Rack enclosures (rack cabinets, laboratory enclosures) are used to house standard 19 in. rack-mounted components or other standard-sized devices. They are designed to protect personnel from accidental injury and to prevent the ingress of environmental contaminants such as dust and water.

Selection Considerations

When selecting enclosures, correct size and adequate protection are the priorities. When considering quality of protection, material type and professional rating systems are the deciding factors. Additional features such as ventilated covers, glass doors, cooling fans, and keyboard compartments can be important depending on the application.

Sizes and Shapes

The size and shape of a rack enclosure depends on the design of the component or system being encapsulated.

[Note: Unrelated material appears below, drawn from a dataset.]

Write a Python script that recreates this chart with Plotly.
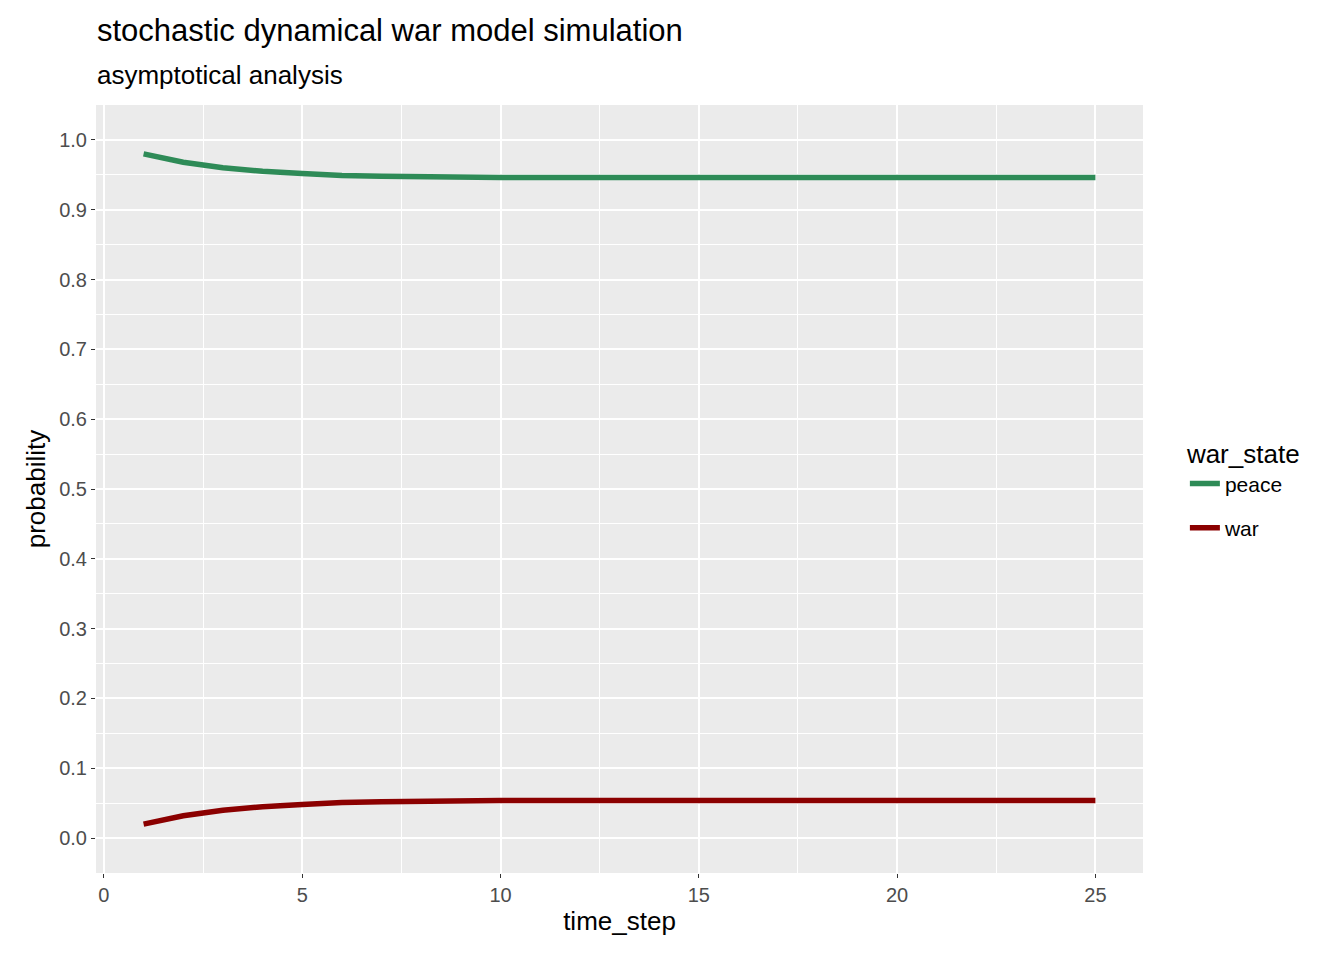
import plotly.graph_objects as go

time_step = list(range(1, 26))
peace = [0.980, 0.968, 0.960, 0.955, 0.952, 0.949, 0.948, 0.947, 0.9465] + [0.946] * 16
war = [round(1 - p, 4) for p in peace]
series = [("peace", peace, "#2E8B57"), ("war", war, "#8B0000")]

fig = go.Figure()
for name, vals, col in series:
    fig.add_trace(go.Scatter(x=time_step, y=vals, mode="lines", name=name, legendgroup=name,
                             line=dict(color=col, width=5.5)))

font = "Liberation Sans, Arial, sans-serif"
fig.update_layout(
    width=1344, height=960,
    paper_bgcolor="white", plot_bgcolor="#EBEBEB",
    margin=dict(l=88, r=209, t=97, b=95),
    font=dict(family=font, color="black"),
    legend=dict(title=dict(text="war_state", font=dict(size=26)), font=dict(size=21),
                x=1.04, xanchor="left", y=0.5, yanchor="middle", bgcolor="white",
                tracegroupgap=14),
    annotations=[
        dict(text="stochastic dynamical war model simulation", xref="paper", yref="paper",
             x=-0.001, y=1 + 75/768, xanchor="left", yanchor="middle", showarrow=False,
             font=dict(size=31)),
        dict(text="asymptotical analysis", xref="paper", yref="paper",
             x=-0.001, y=1 + 30/768, xanchor="left", yanchor="middle", showarrow=False,
             font=dict(size=26)),
    ],
    xaxis=dict(range=[-0.2, 26.2], tick0=0, dtick=5, showgrid=True, gridcolor="white", gridwidth=1.6,
               minor=dict(dtick=2.5, tick0=0, showgrid=True, gridcolor="white", gridwidth=0.7),
               zeroline=False, ticks="outside", ticklen=4, tickcolor="#333333",
               tickfont=dict(size=20, color="#4D4D4D"),
               title=dict(text="time_step", font=dict(size=26), standoff=6)),
    yaxis=dict(range=[-0.05, 1.05], tick0=0, dtick=0.1, tickformat=".1f", showgrid=True,
               gridcolor="white", gridwidth=1.6,
               minor=dict(dtick=0.05, tick0=0, showgrid=True, gridcolor="white", gridwidth=0.7),
               zeroline=False, ticks="outside", ticklen=4, tickcolor="#333333",
               tickfont=dict(size=20, color="#4D4D4D"),
               title=dict(text="probability", font=dict(size=26), standoff=6)),
)
fig.write_html("out.html")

They are either rectangular or T-shaped, made from a variety of materials, and available in many different sizes, sealing configurations, and mounting styles. Enclosures may come in standardized dimensions or shapes which can be stacked for assembly, or they can be custom built to particular specifications.

Length and height are measured vertically while rack enclosures are in the normal operating position. By contrast, width is measured horizontally. Depth equals the distance from the front to the rear of the rack cabinet. Normally, rack height is specified in U where 1U = 1.75 in.

Material Types

The amount of protection and durability an enclosure offers depends largely on its material composition. Most enclosures are made from materials classified as either metals or polymers.

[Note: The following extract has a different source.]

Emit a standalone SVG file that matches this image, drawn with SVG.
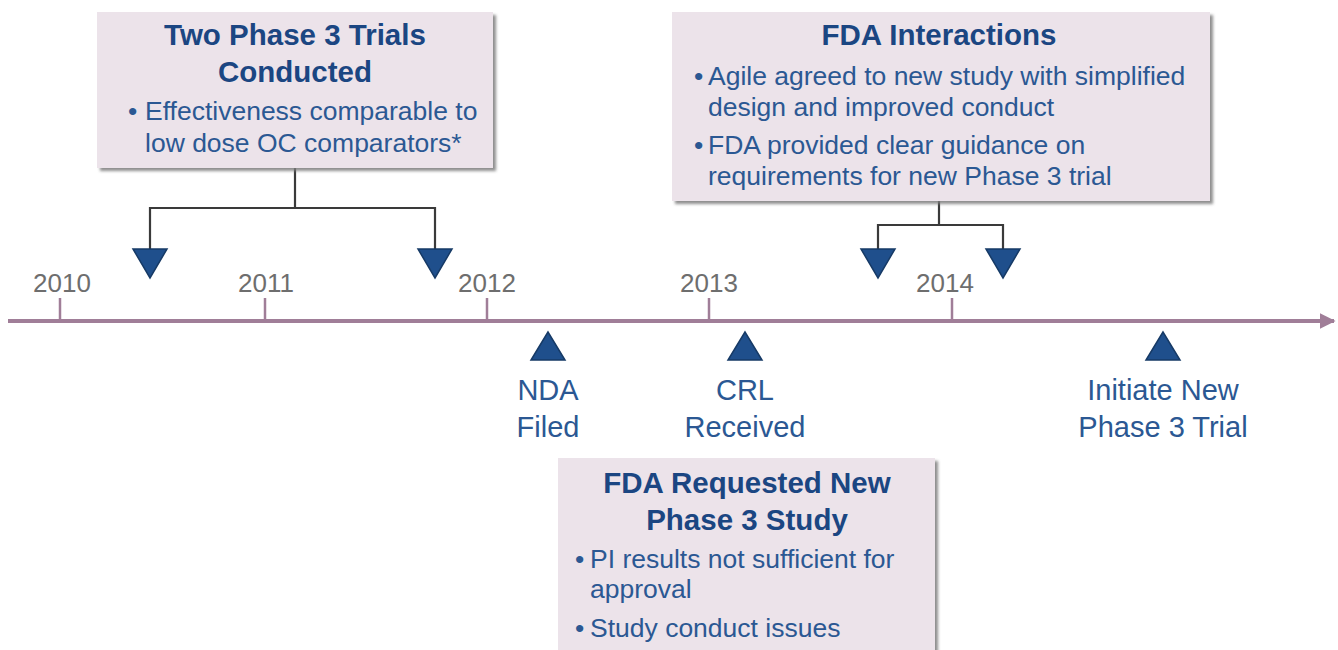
<svg xmlns="http://www.w3.org/2000/svg" width="1338" height="650" viewBox="0 0 1338 650">
<defs>
<filter id="sh" x="-5%" y="-5%" width="115%" height="120%">
<feDropShadow dx="3" dy="3" stdDeviation="1.8" flood-color="#7a7a7a" flood-opacity="0.85"/>
</filter>
<marker id="arr" viewBox="0 0 10 10" refX="9" refY="5" markerWidth="4" markerHeight="4" orient="auto" markerUnits="strokeWidth">
<path d="M0,0 L10,5 L0,10 z" fill="#a07e98"/>
</marker>
<style>
.box{fill:#ece3ea;filter:url(#sh)}
.ttl{font-family:"Liberation Sans",Arial,sans-serif;font-weight:bold;font-size:29.5px;fill:#1b4682;text-anchor:middle}
.bd{font-family:"Liberation Sans",Arial,sans-serif;font-size:26.5px;fill:#2b5893}
.lbl{font-family:"Liberation Sans",Arial,sans-serif;font-size:29px;fill:#2b5893;text-anchor:middle}
.yr{font-family:"Liberation Sans",Arial,sans-serif;font-size:26px;fill:#6e6e6e;text-anchor:middle}
.tri{fill:#1f4f8c;stroke:#163a66;stroke-width:1.5}
.con{stroke:#3a3a3a;stroke-width:2.2;fill:none}
.tick{stroke:#a07e98;stroke-width:2.5}
</style>
</defs>
<rect width="1338" height="650" fill="#ffffff"/>

<g id="timeline">
<line x1="8" y1="321" x2="1334" y2="321" stroke="#a07e98" stroke-width="4" marker-end="url(#arr)"/>
<line class="tick" x1="60" y1="298" x2="60" y2="321"/>
<line class="tick" x1="265" y1="298" x2="265" y2="321"/>
<line class="tick" x1="487" y1="298" x2="487" y2="321"/>
<line class="tick" x1="709" y1="298" x2="709" y2="321"/>
<line class="tick" x1="952" y1="298" x2="952" y2="321"/>
<text class="yr" x="62" y="292">2010</text>
<text class="yr" x="266" y="292">2011</text>
<text class="yr" x="487" y="292">2012</text>
<text class="yr" x="709" y="292">2013</text>
<text class="yr" x="945" y="292">2014</text>
</g>

<g id="connectors">
<path class="con" d="M295,168 V208 M150,250 V208 H435 V250"/>
<path class="con" d="M939,201 V225 M878,250 V225 H1003 V250"/>
</g>

<g id="node-two-phase3">
<rect class="box" x="97" y="12" width="396" height="156"/>
<text class="ttl" x="295" y="45">Two Phase 3 Trials</text>
<text class="ttl" x="295" y="82">Conducted</text>
<text class="bd" x="128" y="120">•</text>
<text class="bd" x="145" y="120">Effectiveness comparable to</text>
<text class="bd" x="145" y="152">low dose OC comparators*</text>
</g>

<g id="node-fda-interactions">
<rect class="box" x="672" y="12" width="538" height="189"/>
<text class="ttl" x="939" y="45">FDA Interactions</text>
<text class="bd" x="694" y="85">•</text>
<text class="bd" x="708" y="85">Agile agreed to new study with simplified</text>
<text class="bd" x="708" y="116">design and improved conduct</text>
<text class="bd" x="694" y="154">•</text>
<text class="bd" x="708" y="154">FDA provided clear guidance on</text>
<text class="bd" x="708" y="185">requirements for new Phase 3 trial</text>
</g>

<g id="node-fda-requested">
<rect class="box" x="558" y="458" width="377" height="200"/>
<text class="ttl" x="747" y="493">FDA Requested New</text>
<text class="ttl" x="747" y="530">Phase 3 Study</text>
<text class="bd" x="575" y="568">•</text>
<text class="bd" x="590" y="568">PI results not sufficient for</text>
<text class="bd" x="590" y="598">approval</text>
<text class="bd" x="575" y="637">•</text>
<text class="bd" x="590" y="637">Study conduct issues</text>
</g>

<g id="markers-down">
<polygon class="tri" points="133,249 167,249 150,278"/>
<polygon class="tri" points="418,249 452,249 435,278"/>
<polygon class="tri" points="861,249 895,249 878,278"/>
<polygon class="tri" points="986,249 1020,249 1003,278"/>
</g>

<g id="node-nda">
<polygon class="tri" points="548,332 531,360 565,360"/>
<text class="lbl" x="548" y="400">NDA</text>
<text class="lbl" x="548" y="437">Filed</text>
</g>

<g id="node-crl">
<polygon class="tri" points="745,332 728,360 762,360"/>
<text class="lbl" x="745" y="400">CRL</text>
<text class="lbl" x="745" y="437">Received</text>
</g>

<g id="node-initiate">
<polygon class="tri" points="1163,332 1146,360 1180,360"/>
<text class="lbl" x="1163" y="400">Initiate New</text>
<text class="lbl" x="1163" y="437">Phase 3 Trial</text>
</g>
</svg>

• Metals generally exhibit higher conductivity to both heat and electricity than other material types. Steel is widely used to form enclosures because of its strength and malleability. Stainless steel is used rather than standard steel in environments requiring corrosion resistance and lightweight materials. Aluminum is a less expensive, lightweight, and more conductive metal that exhibits good resistance to oxidation.
• Polymers are nonmetal materials with varying properties. ABS is a hard, rigid, inexpensive thermoplastic polymer that has good chemical and creep resistance, but is prone to cracking under stress. Fiberglass is a strong, durable, reinforced polymer that is resistant to many caustics and extreme temperatures. Polycarbonate exhibits excellent impact strength and can be molded to tight tolerances, but has only moderate resistance to chemical corrosion. Polystyrene is used for its rigidity, hardness, heat, and dimensional stability and because of its ease of fabrication.

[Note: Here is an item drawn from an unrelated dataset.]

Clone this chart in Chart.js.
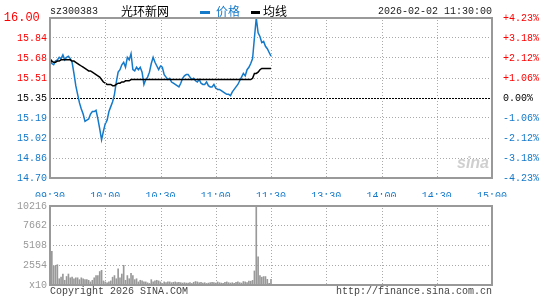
<!DOCTYPE html>
<html>
<head>
<meta charset="utf-8">
<script src="https://cdn.jsdelivr.net/npm/chart.js@4.4.1/dist/chart.umd.min.js"></script>
<style>
body{margin:0;background:#fff;width:545px;height:300px;position:relative;overflow:hidden;font-family:'Liberation Mono',monospace}
canvas{position:absolute;left:0}
.t{position:absolute;white-space:nowrap;font-size:10px;line-height:12px}
.cn{position:absolute;white-space:nowrap;font:12px/12px 'Noto Sans CJK SC',sans-serif}
.mk{position:absolute;height:3px}
</style>
</head>
<body>
<canvas id="price" width="545" height="197" style="top:0"></canvas>
<canvas id="vol" width="545" height="103" style="top:197px"></canvas>

<div class="t" style="left:50px;top:6px;color:#222">sz300383</div>
<div class="cn" style="left:121px;top:5px;color:#000">光环新网</div>
<div class="mk" style="left:200px;top:11px;width:10px;background:#1479c9"></div>
<div class="cn" style="left:216px;top:5px;color:#1479c9">价格</div>
<div class="mk" style="left:251px;top:11px;width:9px;background:#000"></div>
<div class="cn" style="left:263px;top:5px;color:#000">均线</div>
<div class="t" style="left:378px;top:6px;color:#222">2026-02-02 11:30:00</div>
<div class="t" style="left:457px;top:155px;font:italic bold 16px/16px 'Liberation Sans',sans-serif;color:#cfcfcf">sina</div>
<div class="t" style="left:50px;top:286px;color:#444">Copyright 2026 SINA.COM</div>
<div class="t" style="left:336px;top:286px;color:#444">http://finance.sina.com.cn</div>

<script>
const prevClose = 15.35;
const priceMin = 14.70;
const priceMax = 16.00;
const volMax = 10216;

const xTickLabels = ['09:30','10:00','10:30','11:00','11:30','13:30','14:00','14:30','15:00'];
const priceTickLabels = ['14.70','14.86','15.02','15.19','15.35','15.51','15.68','15.84','16.00 '];
const pctTickLabels = ['-4.23%','-3.18%','-2.12%','-1.06%','0.00%','+1.06%','+2.12%','+3.18%','+4.23%'];
const volTickValues = [0, 2554, 5108, 7662, 10216];
const volTickLabels = ['x10','2554','5108','7662','10216'];

// one price per minute, 09:30 - 11:30
const prices = [
15.67,15.63,15.62,15.65,15.66,15.68,15.67,15.70,15.66,15.68,
15.69,15.67,15.64,15.55,15.45,15.38,15.31,15.26,15.22,15.16,
15.17,15.18,15.22,15.24,15.24,15.25,15.18,15.10,15.01,15.08,
15.14,15.17,15.24,15.28,15.32,15.38,15.48,15.56,15.58,15.62,
15.64,15.60,15.68,15.66,15.71,15.58,15.57,15.60,15.58,15.60,
15.56,15.46,15.50,15.52,15.56,15.63,15.68,15.64,15.61,15.58,
15.61,15.60,15.54,15.52,15.50,15.51,15.48,15.47,15.46,15.45,
15.44,15.47,15.51,15.53,15.54,15.54,15.52,15.50,15.51,15.49,
15.48,15.50,15.47,15.46,15.46,15.48,15.45,15.44,15.44,15.46,
15.43,15.42,15.42,15.41,15.40,15.39,15.38,15.38,15.37,15.40,
15.42,15.44,15.46,15.49,15.52,15.55,15.53,15.58,15.60,15.63,
15.67,15.84,16.00,15.88,15.85,15.80,15.81,15.77,15.75,15.72,
15.69
];

const avgPrices = [
15.67,15.65,15.64,15.64,15.65,15.65,15.66,15.66,15.66,15.66,
15.66,15.66,15.65,15.65,15.64,15.63,15.62,15.61,15.60,15.59,
15.58,15.57,15.57,15.56,15.55,15.54,15.53,15.52,15.50,15.48,
15.47,15.46,15.46,15.46,15.45,15.45,15.46,15.47,15.47,15.48,
15.48,15.49,15.49,15.49,15.50,15.50,15.50,15.50,15.50,15.50,
15.50,15.50,15.50,15.50,15.50,15.50,15.50,15.50,15.50,15.50,
15.50,15.50,15.50,15.50,15.50,15.50,15.50,15.50,15.50,15.50,
15.50,15.50,15.50,15.50,15.50,15.50,15.50,15.50,15.50,15.50,
15.50,15.50,15.50,15.50,15.50,15.50,15.50,15.50,15.50,15.50,
15.50,15.50,15.50,15.50,15.50,15.50,15.50,15.50,15.50,15.50,
15.50,15.50,15.50,15.50,15.50,15.50,15.50,15.50,15.50,15.50,
15.51,15.55,15.55,15.56,15.58,15.59,15.59,15.59,15.59,15.59,
15.59
];

const volumes = [
600,4340,2430,2550,2630,810,1010,1420,610,1100,
1420,930,1010,810,930,930,690,930,810,690,
690,610,400,610,930,1220,1220,1740,1900,530,
400,280,400,530,1010,1220,810,2100,930,1420,
2550,610,1220,810,1500,1220,690,810,400,610,
530,400,400,280,200,690,400,530,610,530,
400,200,400,300,400,400,300,350,400,300,
350,300,250,300,250,250,300,200,350,450,
400,300,350,250,300,200,250,300,350,300,
250,400,300,250,200,350,400,300,250,300,
200,350,400,300,250,450,400,300,500,490,
600,1820,10216,3650,1220,1010,1090,1090,730,200,
730
];

// minute labels for the whole trading day (241 slots)
const times = [];
for (let m = 570; m <= 690; m++) times.push(String(Math.floor(m / 60)).padStart(2, '0') + ':' + String(m % 60).padStart(2, '0'));
for (let m = 781; m <= 900; m++) times.push(String(Math.floor(m / 60)).padStart(2, '0') + ':' + String(m % 60).padStart(2, '0'));

const BLUE = '#1479c9';
const RED = '#ff0000';
const GRID = '#aaa';
Chart.defaults.font.family = 'Liberation Mono';
Chart.defaults.font.size = 10;

const tickColor = (c) => c.index < 4 ? BLUE : (c.index === 4 ? '#000' : RED);
const priceTicks = (s) => { s.ticks = priceTickLabels.map((l, k) => ({ value: priceMin + k * (priceMax - priceMin) / 8 })); };

// dotted half-hour lines placed by the x scale (inner ones only, the frame covers the edges)
const timeGrid = {
  id: 'timeGrid',
  afterDraw(chart) {
    const { ctx, chartArea: a, scales } = chart;
    ctx.save();
    ctx.fillStyle = GRID;
    for (let k = 1; k < xTickLabels.length - 1; k++) {
      const px = Math.round(scales.x.getPixelForValue(k * 30));
      for (let y = Math.round(a.top) + 2; y < a.bottom - 1; y += 3) ctx.fillRect(px, y, 1, 1);
    }
    ctx.restore();
  }
};

const frame = {
  id: 'frame',
  afterDatasetsDraw(chart) {
    const { ctx, chartArea: a } = chart;
    ctx.save();
    ctx.strokeStyle = '#999';
    ctx.lineWidth = 2;
    ctx.strokeRect(a.left, a.top, a.right - a.left, a.bottom - a.top);
    ctx.restore();
  }
};

const prevLine = {
  id: 'prevLine',
  beforeDatasetsDraw(chart) {
    const { ctx, chartArea: a, scales } = chart;
    const py = Math.round(scales.y.getPixelForValue(prevClose)) + 0.5;
    ctx.save();
    ctx.strokeStyle = '#000';
    ctx.lineWidth = 1;
    ctx.setLineDash([2, 1]);
    ctx.beginPath();
    ctx.moveTo(a.left, py);
    ctx.lineTo(a.right, py);
    ctx.stroke();
    ctx.restore();
  }
};

new Chart(document.getElementById('price'), {
  type: 'line',
  data: {
    labels: times,
    datasets: [
      { label: '均线', data: avgPrices, borderColor: '#000', borderWidth: 1.5, pointRadius: 0, tension: 0 },
      { label: '价格', data: prices, borderColor: BLUE, borderWidth: 1.5, pointRadius: 0, tension: 0 }
    ]
  },
  options: {
    responsive: false,
    animation: false,
    events: [],
    layout: { padding: { top: 18, left: 0, right: 0, bottom: 0 } },
    plugins: { legend: { display: false }, tooltip: { enabled: false } },
    scales: {
      x: {
        offset: false,
        afterFit: (s) => { s.height = 19; },
        grid: { display: false },
        border: { display: false },
        ticks: { autoSkip: false, maxRotation: 0, padding: 4, color: BLUE,
                 callback: (v) => v % 30 === 0 ? xTickLabels[v / 30] : '' }
      },
      y: {
        position: 'left',
        min: priceMin, max: priceMax,
        afterBuildTicks: priceTicks,
        afterFit: (s) => { s.width = 50; },
        grid: { color: GRID, drawTicks: false },
        border: { display: false, dash: [1, 2] },
        ticks: { padding: 3, color: tickColor,
                 font: (c) => ({ family: 'Liberation Mono', size: c.index === 8 ? 12 : 10 }),
                 callback: (v, i) => priceTickLabels[i] }
      },
      y2: {
        position: 'right',
        min: priceMin, max: priceMax,
        afterBuildTicks: priceTicks,
        afterFit: (s) => { s.width = 53; },
        grid: { display: false },
        border: { display: false },
        ticks: { padding: 3, color: tickColor, callback: (v, i) => pctTickLabels[i] }
      }
    }
  },
  plugins: [timeGrid, prevLine, frame]
});

new Chart(document.getElementById('vol'), {
  type: 'bar',
  data: {
    labels: times,
    datasets: [
      { label: '成交量', data: volumes, backgroundColor: '#999', barThickness: 1 }
    ]
  },
  options: {
    responsive: false,
    animation: false,
    events: [],
    layout: { padding: { top: 4, left: 0, right: 53, bottom: 0 } },
    plugins: { legend: { display: false }, tooltip: { enabled: false } },
    scales: {
      x: {
        offset: false,
        afterFit: (s) => { s.height = 15; },
        grid: { display: false },
        border: { display: false },
        ticks: { display: false, autoSkip: false }
      },
      y: {
        min: 0, max: volMax,
        afterBuildTicks: (s) => { s.ticks = volTickValues.map(v => ({ value: v })); },
        afterFit: (s) => { s.width = 50; },
        grid: { color: GRID, drawTicks: false },
        border: { display: false, dash: [1, 2] },
        ticks: { padding: 3, color: '#999', callback: (v, i) => volTickLabels[i] }
      }
    }
  },
  plugins: [timeGrid, frame]
});
</script>
</body>
</html>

End panels are often made of clear, infrared, solid, or transparent plastic and include cutouts for DB9 or DB25 connectors.

Rating Systems

NEMA ratings indicate whether enclosures are suitable for hazardous or non-hazardous locations and designed for indoor or outdoor use. All NEMA enclosures protect personnel against incidental contact with the enclosed equipment.

The Ingress Protection (IP) ratings system from the International Electrotechnical Commission (IEC) describes the degree to which enclosures provide protection against the ingress of foreign objects and moisture. There are six IP ratings that describe protection against foreign objects and vary from >50mm particle protection to completely dust-tight protection. There are eight IP ratings for protection against moisture which vary from dripping water protection to protection when completely submersed.